Moreover, Lucy’s urban adventure is imbued with a palpable sense of anxiety regarding personal visibility. As a young female spectator, Lucy initially finds security in blending with the crowd. She immerses herself in “a gay, living, joyous crowd” (Brontë, Villette 499), recognizing that, in her time, a woman wandering alone at night without a chaperone would be considered both uncommon and unsafe. This anonymity within the crowd not only provides her with a sense of safety but also amplifies her observational power, allowing her to embrace the scenes unfolding around her: “I fancied I should like to try, and once within, at this hour the whole park would be mine—the moonlight, midnight park!” (497). Lucy’s desire to capture the vibrant life of the park through her gaze reflects her longing for a distanced yet totalizing view of the world that both intrigues and perplexes her.

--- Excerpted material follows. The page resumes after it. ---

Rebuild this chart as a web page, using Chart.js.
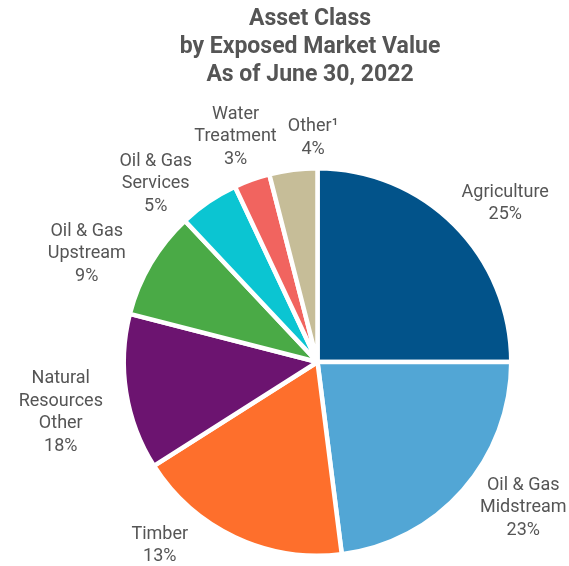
<!DOCTYPE html>
<html>
<head>
<meta charset="utf-8">
<script src="https://cdn.jsdelivr.net/npm/chart.js@4.4.1/dist/chart.umd.min.js"></script>
<style>
  html, body { margin: 0; padding: 0; background: #ffffff; }
  #wrap { width: 569px; height: 566px; position: relative; }
</style>
</head>
<body>
<div id="wrap"><canvas id="c" width="569" height="566"></canvas></div>
<script>
// Asset classes, clockwise from 12 o'clock
const categories = ['Agriculture', 'Oil & Gas Midstream', 'Natural Resources Other', 'Timber',
                    'Oil & Gas Upstream', 'Oil & Gas Services', 'Water Treatment', 'Other¹'];
const shares = [25, 23, 18, 13, 9, 5, 3, 4];
const labelLines = [['Agriculture'], ['Oil & Gas', 'Midstream'], ['Natural', 'Resources', 'Other'], ['Timber'],
                    ['Oil & Gas', 'Upstream'], ['Oil & Gas', 'Services'], ['Water', 'Treatment'], ['Other¹']];
const titleLines = ['Asset Class', 'by Exposed Market Value', 'As of June 30, 2022'];

const sliceColors = ['#02538A', '#52A6D5', '#FE6F2C', '#6C1470', '#4AAA46', '#0BC5D2', '#F1645F', '#C6BD98'];

// Label block centres, as offsets from the pie centre in units of the outer radius
const labelOffsets = [
  [0.969, -0.817],   // Agriculture
  [1.062, 0.753],    // Oil & Gas Midstream
  [-1.325, 0.260],   // Natural Resources Other
  [-0.814, 0.946],   // Timber
  [-1.191, -0.560],  // Oil & Gas Upstream
  [-0.835, -0.920],  // Oil & Gas Services
  [-0.423, -1.163],  // Water Treatment
  [-0.023, -1.155]   // Other
];

const TEXT = '#555555';
const LABEL_FONT = '18px Roboto';
const LABEL_LH = 22.5;

const outsideLabels = {
  id: 'outsideLabels',
  afterDraw(chart) {
    const ctx = chart.ctx;
    const arc = chart.getDatasetMeta(0).data[0];
    const cx = arc.x, cy = arc.y, R = arc.outerRadius;
    ctx.save();
    ctx.fillStyle = TEXT;
    ctx.font = LABEL_FONT;
    ctx.textAlign = 'center';
    ctx.textBaseline = 'middle';
    labelLines.forEach((lines, i) => {
      const all = lines.concat([shares[i] + '%']);
      const bx = cx + labelOffsets[i][0] * R;
      const by = cy + labelOffsets[i][1] * R;
      all.forEach((t, k) => {
        ctx.fillText(t, bx, by + (k - (all.length - 1) / 2) * LABEL_LH);
      });
    });
    // heading
    ctx.font = 'bold 23px Roboto';
    titleLines.forEach((t, k) => {
      ctx.fillText(t, 310, 19.5 + k * 28);
    });
    ctx.restore();
  }
};

new Chart(document.getElementById('c'), {
  type: 'pie',
  data: {
    labels: categories,
    datasets: [{
      data: shares,
      backgroundColor: sliceColors,
      borderColor: '#ffffff',
      borderWidth: 4.5
    }]
  },
  options: {
    responsive: false,
    animation: false,
    rotation: 0,
    layout: { padding: { top: 166, bottom: 8, left: 66, right: 0 } },
    plugins: {
      legend: { display: false },
      tooltip: { enabled: false },
      title: { display: false }
    }
  },
  plugins: [outsideLabels]
});
</script>
</body>
</html>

Despite the park being a public space in Villette, it is depicted as an enclosed area, with gates described as “shut,” suggesting limited access: “the place cannot be entered” (Brontë, Villette 497). The park’s boundaries are described with terms like “confines” and “narrow irregular aperture” (497), emphasizing its separation from the outside world. Lucy’s position at the “farthest confines” of the park, where she can hear but see little (502), underscores her visual anxiety and desire for a more complete view. Although this anxiety is momentarily alleviated when a gentleman recognizes Lucy and offers her a seat with a better view, it is clear that she remains deeply preoccupied with her perception. The enclosed park symbolizes the resistance of the object of her gaze, thwarting her efforts to achieve a comprehensive, all-encompassing vision.
7. Conclusion
In conclusion, Villette provides a profound and nuanced exploration of how the pervasive ‘culture of glass’ in nineteenth-century urban spaces shapes not only the physical environment but also the psychological terrain of its inhabitants. In this novel, glass emerges as both an alluring and disorienting force—captivating yet unsettling—a symbol of a world fascinated by transparency but troubled by its consequences. Through her depiction of glass as both a literal and metaphorical construct, Charlotte Brontë captures the complexities of identity, perception, and spectacle in a rapidly modernizing world. By focusing on Lucy Snowe’s fragmented sense of self and her struggle to navigate a visual and spatial reality defined by glass, Brontë reveals the profound impact of this material on how individuals perceive themselves and their surroundings. The novel’s engagement with the ideals of the Great Exhibition—most notably in the exotic spectacle of the “Cloud” scene—underscores the tension between transparency and concealment, inviting readers to reflect on how glass mediates not only physical but also emotional and cultural boundaries. Ultimately, Villette illustrates how glass, as both material and metaphor, intersects with the evolving dynamics of urban life and the formation of modern identities, shedding light on the complexities of modern existence in a world increasingly defined by its transparent, yet opaque, surfaces.